Carrots and sticks: The European Union, together with its international partners, should play a more active role on the GERD issue to serve their larger interests in securing and developing their neighbours to the south. They should exhaust various foreign policy tools, using a strategy of mixing carrots and sticks. In terms of carrots, they should offer facilitation, mediation, and compensation to incentivise cooperation. For example, a current proposal suggests that Ethiopia generate hydropower at a level reaching at least 80 per cent of the maximum capacity of the GERD in times of drought. The international community could offer a mechanism that compensates Ethiopian losses in such a rare event. Alternatively, it can offer financial assistance for the operation of the GERD. The negative impacts on downstream countries could also be compensated by supporting water-governance programmes. In terms of sticks, parties should be held accountable if they prove non-cooperative. The European Union, alongside its international partners, can leverage their political and economic relationships with the three parties to pressure them into making concessions and seeking a solution to peacefully utilise Nile waters.
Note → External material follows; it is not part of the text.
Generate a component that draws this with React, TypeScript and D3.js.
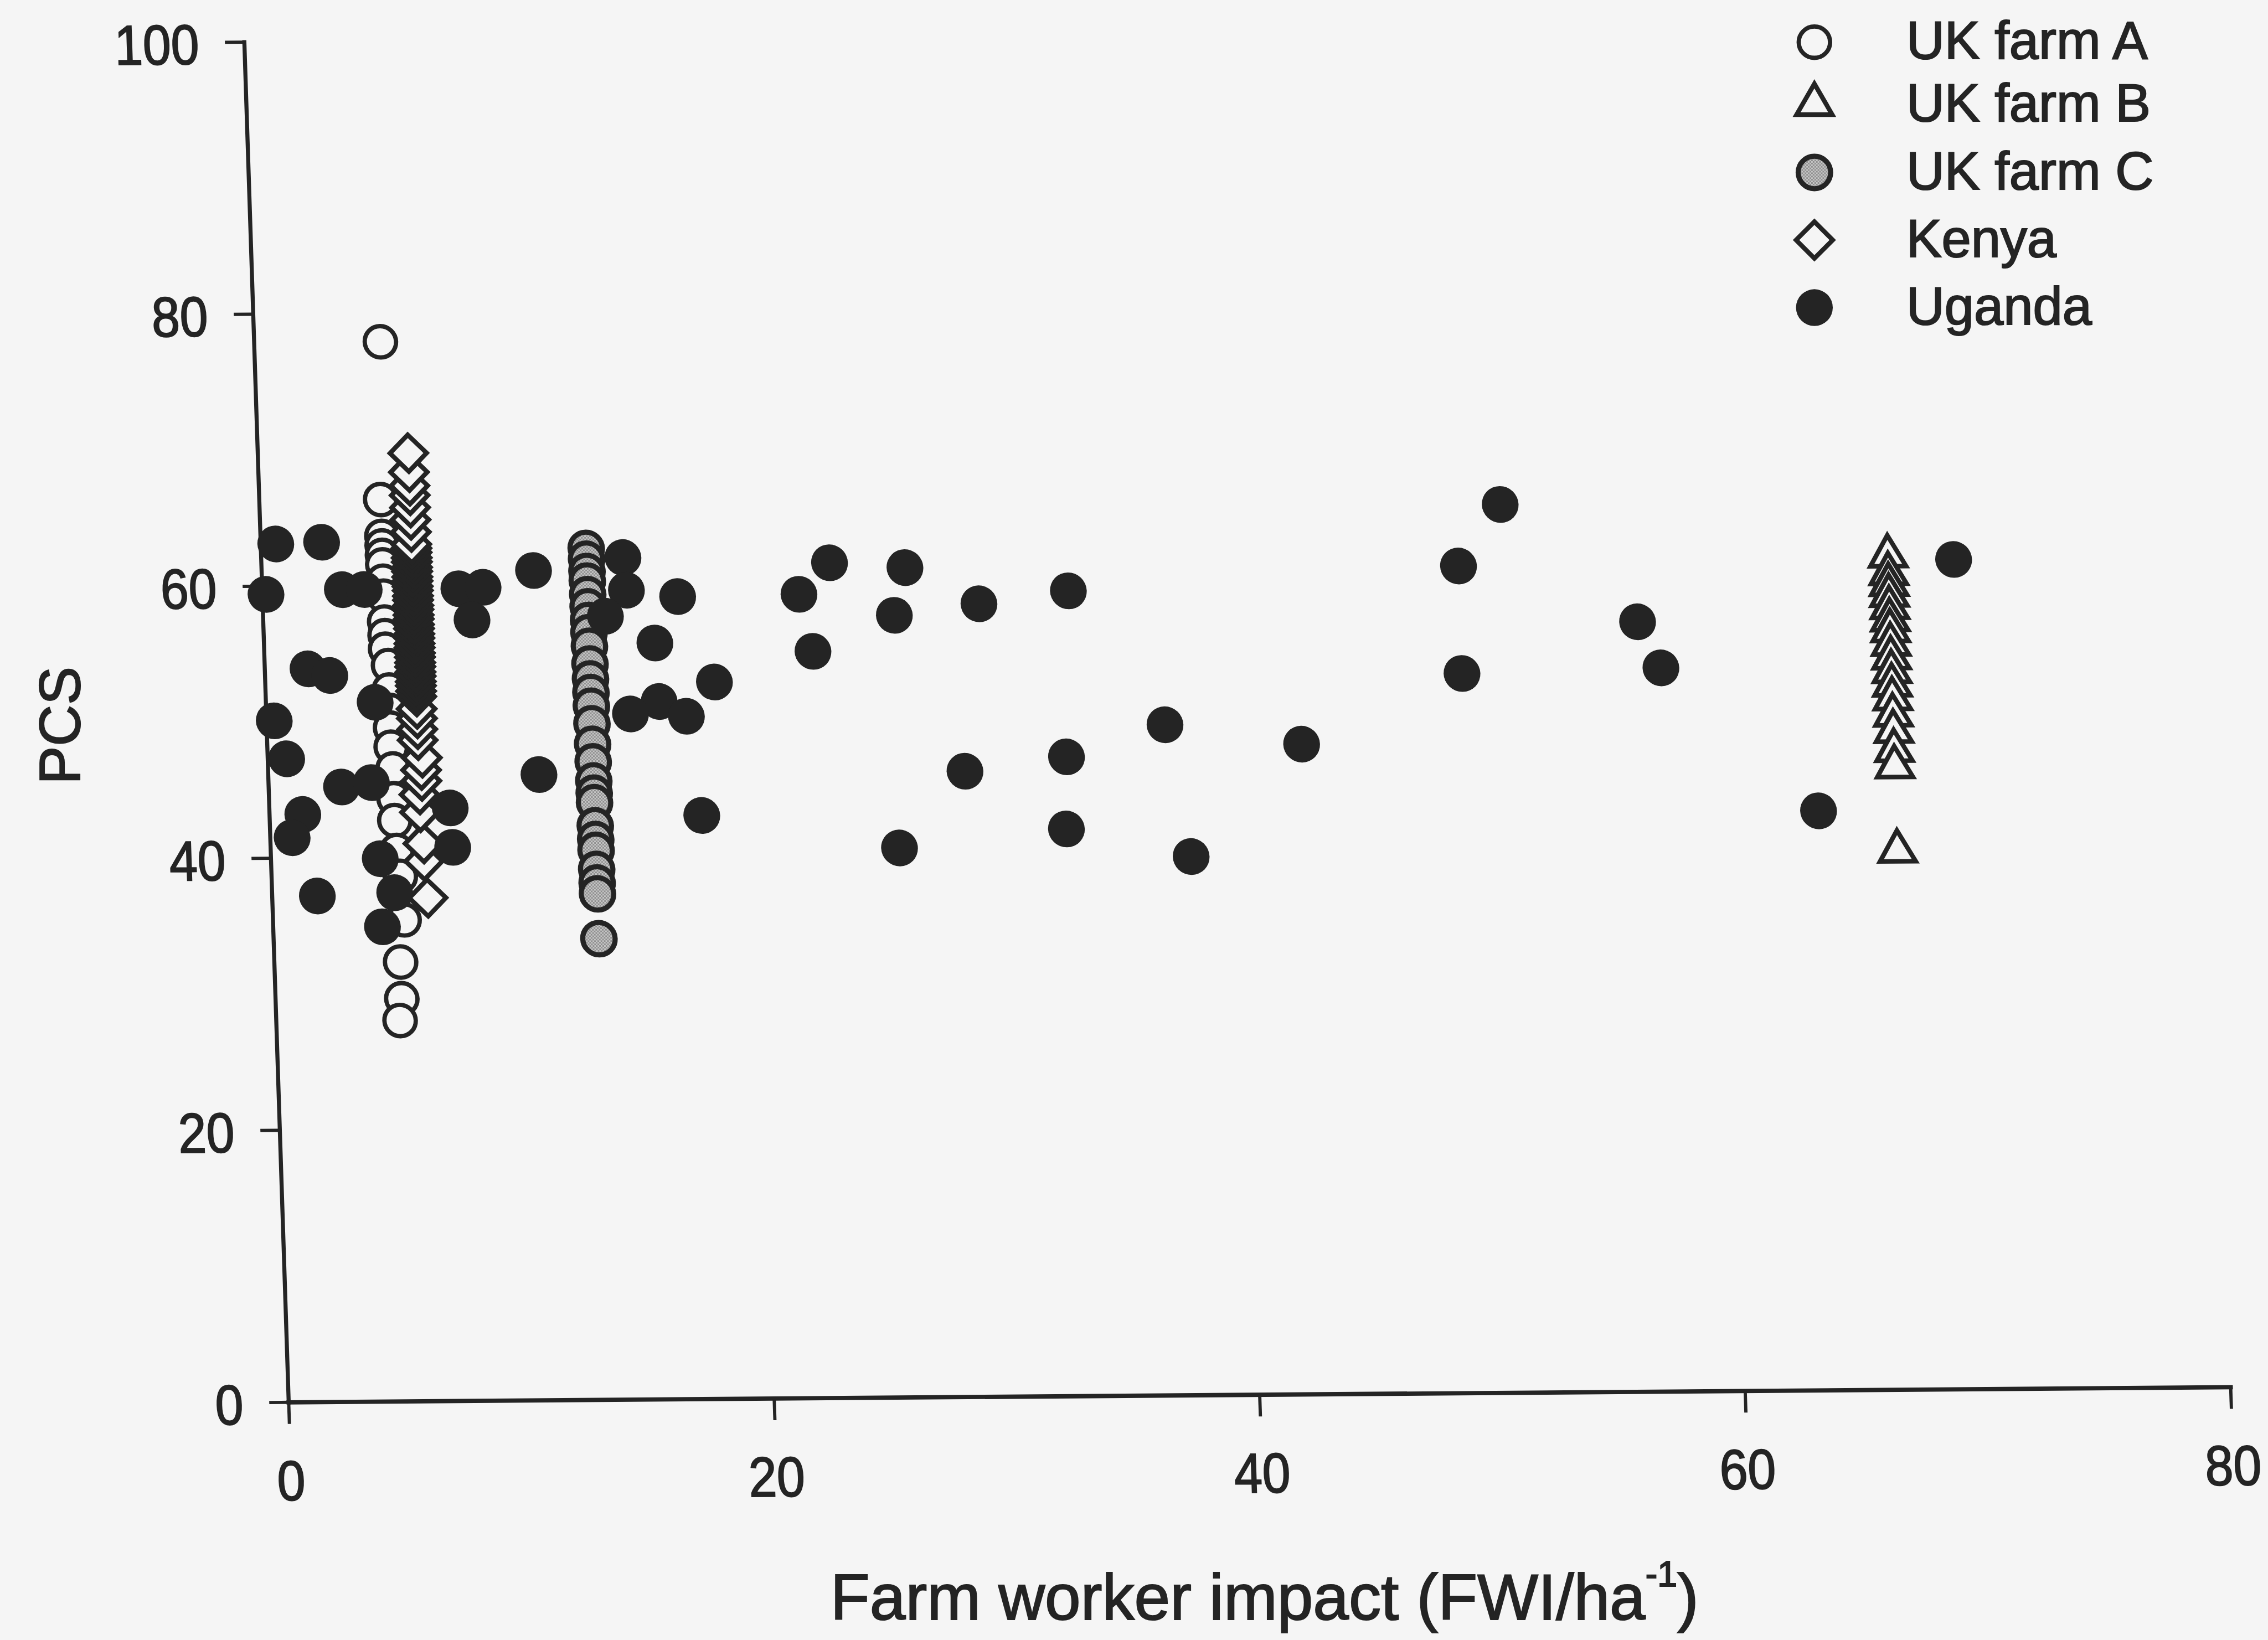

Other regional players such as Saudi Arabia and the United Arab Emirates, who played an active role in mediating the Ethiopian–Eritrean peace agreement, should facilitate the negotiations process given their interest in increasing their economic and political influence in the region.

A regional framework: The GERD negotiations have shown that there is a need for a Nile River Basin management framework to coordinate and solve cooperation problems. The NBI is an attempt to establish such a regional entity. Egypt, however, has not yet rejoined the NBI, although it attends some of its meetings. Efforts towards reaching an agreement on the CFA in the aftermath of the GERD negotiations should continue. The GERD has proven that working outside a collective framework causes harm to the entire Nile River Basin. A regional framework will provide a dispute-settlement mechanism for the future and reduce the likelihood of any unilateral action on the basin.